Pandangan Raja-raja Jawa terhadap komunitas Islam pun yaitu sebagai ancaman
kekuasaan dan kepentingan mereka, begitupun dengan Soeharto yang menilai Islam
sebagai ancaman bagi kekuasaanya sehingga Soeharto tidak menyukai Islam.
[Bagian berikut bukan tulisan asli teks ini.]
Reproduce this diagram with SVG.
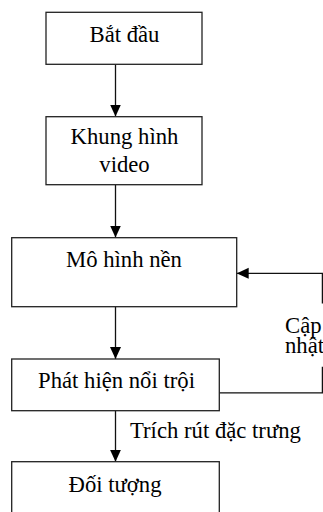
<svg xmlns="http://www.w3.org/2000/svg" width="323" height="512" viewBox="0 0 323 512">
<defs>
<marker id="arr" markerUnits="userSpaceOnUse" markerWidth="12" markerHeight="12" viewBox="0 0 12 11" refX="12" refY="5.5" orient="auto">
<path d="M0,0 L12,5.5 L0,11 Z" fill="#000"/>
</marker>
</defs>
<style>
rect{fill:#fff;stroke:#222;stroke-width:1.3}
text{font-family:"Liberation Serif","Times New Roman",serif;font-size:22.7px;fill:#000}
.c{text-anchor:middle}
.l{fill:none;stroke:#111;stroke-width:1.3}
</style>
<rect x="0" y="0" width="323" height="512" style="fill:#fff;stroke:none"/>
<g id="connectors">
<line class="l" x1="115.5" y1="64.5" x2="115.5" y2="116.5" marker-end="url(#arr)"/>
<line class="l" x1="115.5" y1="185" x2="115.5" y2="237.5" marker-end="url(#arr)"/>
<line class="l" x1="115.5" y1="306.5" x2="115.5" y2="359" marker-end="url(#arr)"/>
<line class="l" x1="115.5" y1="411" x2="115.5" y2="461.7" marker-end="url(#arr)"/>
<polyline class="l" points="219.3,392.8 322.4,392.8 322.4,366.7"/>
<polyline class="l" points="322.4,303.5 322.4,273.3 236.7,273.3" marker-end="url(#arr)"/>
<text x="285" y="333.3">Cập<tspan x="285" y="353.3">nhật</tspan></text>
<text x="130" y="438">Trích rút đặc trưng</text>
</g>
<g id="node-start">
<rect x="46" y="12.3" width="156" height="52"/>
<text class="c" x="124.5" y="41.7">Bắt đầu</text>
</g>
<g id="node-frame">
<rect x="46" y="116.7" width="156" height="68"/>
<text class="c" x="124.5" y="143.7">Khung hình</text>
<text class="c" x="124.5" y="171.5">video</text>
</g>
<g id="node-bg">
<rect x="11.7" y="237.7" width="225" height="69"/>
<text class="c" x="124" y="267.3">Mô hình nền</text>
</g>
<g id="node-detect">
<rect x="11.7" y="359" width="207.6" height="51.7"/>
<text class="c" x="116.5" y="387.5">Phát hiện nổi trội</text>
</g>
<g id="node-object">
<rect x="11.7" y="461.7" width="207.6" height="60"/>
<text class="c" x="115" y="491.5">Đối tượng</text>
</g>
</svg>
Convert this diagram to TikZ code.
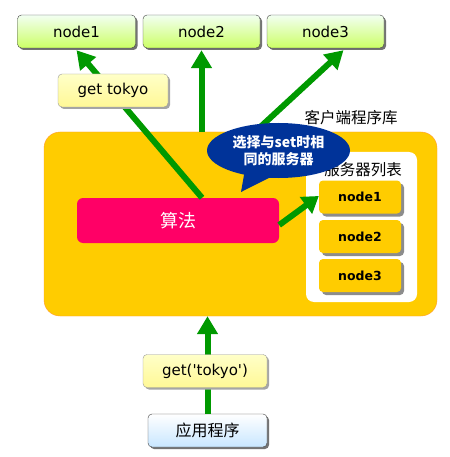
\documentclass[tikz,border=0pt]{standalone}
\usepackage{fontspec}
\setmainfont{DejaVu Sans}
\newfontfamily\cjk{Noto Sans CJK SC}
\usetikzlibrary{arrows.meta,shadows,shapes.geometric}
\definecolor{flow}{HTML}{009900}
\definecolor{gold}{HTML}{FFCC00}
\definecolor{rim}{HTML}{FF9933}
\definecolor{algo}{HTML}{FF0066}
\definecolor{tip}{HTML}{003399}
\begin{document}
\begin{tikzpicture}[x=1pt,y=-1pt,
  srv/.style={draw=black!75, rounded corners=4pt, top color=green!5!white, bottom color={rgb,255:red,204;green,255;blue,102},
    minimum width=118pt, minimum height=33pt, font=\fontsize{15}{17}\selectfont,
    drop shadow={shadow xshift=2pt, shadow yshift=-2pt, fill=black!55, opacity=1}},
  note/.style={draw=black!40, rounded corners=4pt, top color={rgb,255:red,255;green,255;blue,200}, bottom color={rgb,255:red,255;green,248;blue,150},
    minimum height=33pt, font=\fontsize{15}{17}\selectfont,
    drop shadow={shadow xshift=2pt, shadow yshift=-2pt, fill=black!35, opacity=1}},
  item/.style={fill=gold, rounded corners=4pt, minimum width=82pt, minimum height=33pt, font=\bfseries\fontsize{12.5}{14}\selectfont,
    drop shadow={shadow xshift=3pt, shadow yshift=-3pt, fill=black!45, opacity=1}},
  flowarr/.style={draw=flow, line width=6pt, -{Triangle[width=20pt,length=18pt]}}]
\useasboundingbox (0,0) rectangle (449,457);
% Points
\node[srv] (n1) at (76.5,31.5) {node1};
\node[srv, minimum width=117pt] (n2) at (201.5,31.5) {node2};
\node[srv, minimum width=117pt] (n3) at (325.5,31.5) {node3};
\node[draw=rim, fill=gold, rounded corners=16pt, minimum width=393pt, minimum height=184pt] (lib) at (240.5,224) {};
\node[font=\cjk\fontsize{15.5}{17}\selectfont] (libl) at (351,118) {客户端程序库};
\node[fill=white, rounded corners=8pt, minimum width=111pt, minimum height=150pt] (list) at (361.5,227) {};
\node[font=\cjk\fontsize{15.5}{17}\selectfont] (listl) at (363,170) {服务器列表};
\node[item] (i1) at (360,197) {node1};
\node[item] (i2) at (360,236.5) {node2};
\node[item] (i3) at (360,275.5) {node3};
\node[fill=algo, rounded corners=6pt, minimum width=202pt, minimum height=45pt, text=white, font=\cjk\fontsize{18}{20}\selectfont] (alg) at (178,220.5) {算法};
\coordinate (hid) at (230,155);

%Lines
\draw[flowarr] ([xshift=24pt]alg.north) -- ([yshift=-2pt]n1.south);
\draw[flowarr] (n2.south |- lib.north) -- ([yshift=-2pt]n2.south);
\draw[flowarr] (hid) -- ([xshift=18pt, yshift=-2pt]n3.south);
\draw[flowarr, -{Triangle[width=20pt,length=16pt]}] ([yshift=-4.5pt]alg.east) -- ([yshift=1pt]i1.west);

\node[note, minimum width=110pt] (gt) at (113,90.5) {get tokyo};

% bubble
\node[ellipse, fill=tip, minimum width=143pt, minimum height=55pt, inner sep=0pt, text=white, align=center,
  font=\cjk\bfseries\fontsize{14}{17}\selectfont] (bub) at (278.5,150.5) {选择与set时相\\同的服务器};
\fill[tip] ([xshift=-34pt, yshift=6pt]bub.south) -- (241,192) -- ([xshift=-4pt, yshift=3pt]bub.south) -- cycle;

% application
\node[draw=black!75, rounded corners=4pt, top color=white, bottom color={rgb,255:red,200;green,230;blue,255}, minimum width=119pt, minimum height=33pt,
  font=\cjk\fontsize{16}{18}\selectfont, drop shadow={shadow xshift=2pt, shadow yshift=-2pt, fill=black!55, opacity=1}] (app) at (207.5,430.5) {应用程序};
\draw[flowarr] (app.north) -- (app.north |- lib.south);
\node[note, minimum width=124pt] (gq) at (205,371) {get(\textquotesingle tokyo\textquotesingle)};
\end{tikzpicture}
\end{document}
Padahal Islam ingin mensejahterakan negara dengan politik Islam sehingga dapat
memberlakukan syari’at Islam.
Pada era
Soekarno permusuhan negara dengan Islam pun terjadi, bisa dilihat pada
penolakan Piagam Djakarta 22 Juni 1945 yang berisi klausul: “Ketuhanan dengan
kewajiban menjalankan syari’at Islam bagi pemeluk-pemeluknya”. Lalu dengan
membubarkannya Masyumi (partai politik Islam terpenting) karena Soekarno
menuduh Islam sebagai pemberontak terhadap PRRI/Permesta.
Pada era
Soeharto, Islam sangat bersuka cita atas jatuhnya Orde Lama dan menyambut sistem politik baru dengan harapan
adanya perbaikan dalam kehidupan politik, namun Soeharto malah membuat
keputusan-keputusan yang mengecewakan. Diantaranya, ketika mengesahkan
Undang-Undang Perkawinan 1975 yang dianggap sekuler, apalagi ketika rezim
Soeharto membantai ratusan kaum muslim dalam peristiwa Tanjung Priok 1984. Soeharto sangat kuat di posisinya apalagi
dengan membangun kekuasaannya melalui tiga jalur ampuh, yaitu militer,
birokrasi, dan Golongan Karya. Golkar adalah partai politik pemerintah yang
menjadi mayoritas penguasa selama hampir tiga dekade dan terus menerus
memenangkan pemilu sebagai bukti kekuatan politik Soeharto. Selama Orde Baru,
birokrasi sangat berkuasa dan mendominasi pemerintah.
Ketika itu
kekuasaan umat Islam di Indonesia lemah, Sejak periode awal Orde Baru sampai
tahun 1970-an, kalangan Islam tidak mampu menyediakan sumber-sumber daya
manusia unggulan yang dibutuhkan oleh negara yang baru merdeka. Kenyataanya
Islam lemah secara politik, padahal mayoritas dalam jumlah tapi minoritas dalam
kualitas.
Pada awal
tahun 1980-an Islam mulai meninggalkan orientasi politik ideologis dan mengembangkan
pendidikan dan dakwah. Sehingga pemerintah pun menjadi ramah terhadap kalangan
Islam. Sejak tahun 1980-an, Islam Indonesia adalah Islam kultural.